4.5 -Può, dunque, enunciarsi il seguente principio di diritto: «Il rapporto tra i consorzi di bonifica ed i beni del demanio loro affidati deve essere declinato secondo lo schema della concessione a titolo gratuito, concessione che consegue dalla stessa legge istitutiva dei consorzi (r.d. n. 215 del 1933) e che si correla alla «esecuzione, manutenzione ed esercizio delle opere di bonifica» (art. 54 del r.d. cit.). Il règime concessorio in questione, in quanto afferisce ad un servizio di interesse economico generale (SIEG) preesistente, è escluso dall’ambito di applicazione della direttiva 2006/123/CE, del Parlamento europeo e del Consiglio, del 12 dicembre 2006 (BOLKESTEIN) e, ad ogni modo, costituisce un diritto esclusivo (art. 106 TFUE) dal cui conferimento consegue una legittima restrizione della concorrenza siccome necessaria per l’adempimento della specifica attività di bonifica affidata ai Consorzi.».

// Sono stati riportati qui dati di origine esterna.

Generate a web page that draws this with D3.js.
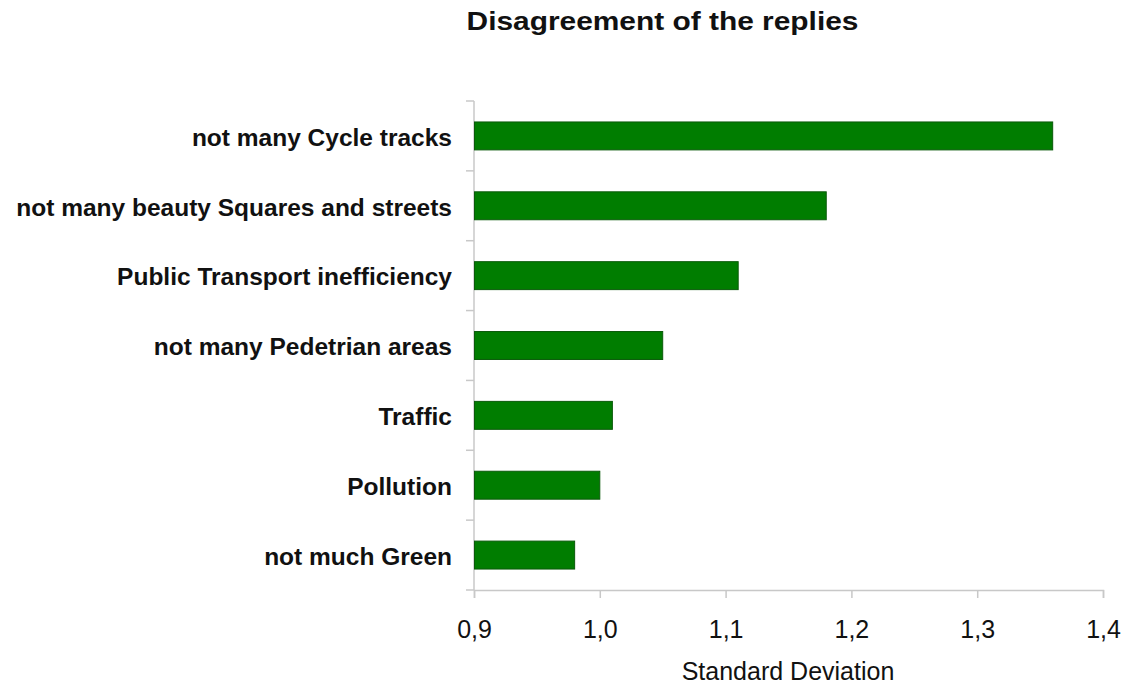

– Le spese del giudizio di legittimità, liquidate come da dispositivo, seguono la soccombenza di parte ricorrente nei cui confronti sussistono, altresì, i presupposti processuali per il
versamento di un ulteriore importo a titolo di contributo unificato, pari a quello previsto per il proposto ricorso, se dovuto (d.P.R. n. 115 del 2002, art. 13, c. 1-quater).
P.Q.M.
La Corte, rigetta il ricorso; condanna il ricorrente al pagamento, in favore del controricorrente, delle spese del giudizio di legittimità che liquida in € 6 .000,00 per compensi professionali ed € 200,00 per esborsi, oltre rimborso forfettario delle spese generali nella misura del 15% ed altri accessori di legge; ai sensi dell’art. 13 comma 1 -quater del d.P.R. n. 115 del 2002, inserito dall’art. 1, comma 17, l. n. 228 del 2012, dà atto della sussistenza dei presupposti processuali per il versamento, da parte del ricorrente, di un ulteriore importo a titolo di contributo unificato, pari a quello previsto per il proposto ricorso, a norma del comma 1bis , dello stesso articolo 13, se dovuto.
Così deciso in Roma, nella camera di consiglio del 30 gennaio 2025.